Susan Stevens— 2011 Excellence in Undergraduate Teaching Award
The Archaeological Institute of America recognizes Susan T. Stevens of Randolph College as the 2011 recipient of the Excellence in Undergraduate Teaching Award.
Stevens holds a bachelor’s in history from the University of South Carolina and a master’s and doctorate in classics from the University of Wisconsin–Madison. She was appointed to the faculty at Randolph College in 1993, was promoted to full professor in 2005, and now serves as department chair in classics and as the Catherine E. and William E. Thoresen Chair of Humanities.
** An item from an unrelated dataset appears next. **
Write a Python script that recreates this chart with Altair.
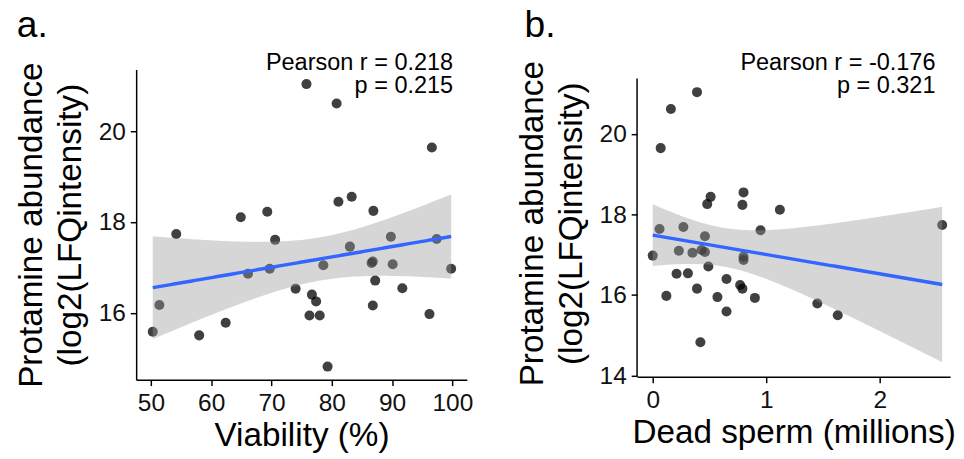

Stevens has shown herself to be a brilliant teacher: creative in her design and implementation of new course offerings, gifted in her ability to make ancient material culture come alive for her students, and utterly devoted to her undergraduates, whom she has mentored with unfailing generosity and care. Her course Three Ancient Cities: Athens, Rome, and Alexandria presents a multifaceted lens through which issues of landscape, housing, neighborhoods, water systems, urbanization, ports, commerce, cosmopolitanism, and changes with the coming of late antiquity, Christianity, and Islam are examined.
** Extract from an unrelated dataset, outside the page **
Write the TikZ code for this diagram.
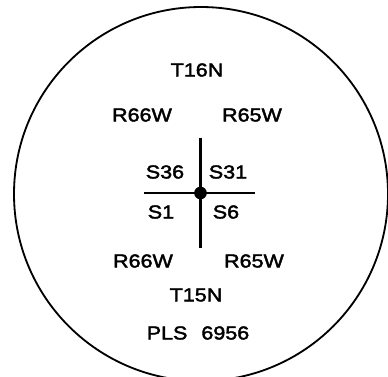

Year after year she has brought students to her excavations at Carthage, opening for them rich opportunities for fieldwork and for the study and publication of excavated materials. Back at home, Stevens makes use of artifacts from Randolph College’s collection of antiquities in her class Archaeology of Daily Life. Here, students get further firsthand experience in the study, analysis, publication, and display of objects including coins, lamps, pottery, sculpture, and decorative arts.
The Archaeological Institute of America is pleased to recognize Susan T. Stevens, a “hero” to her students, with this award.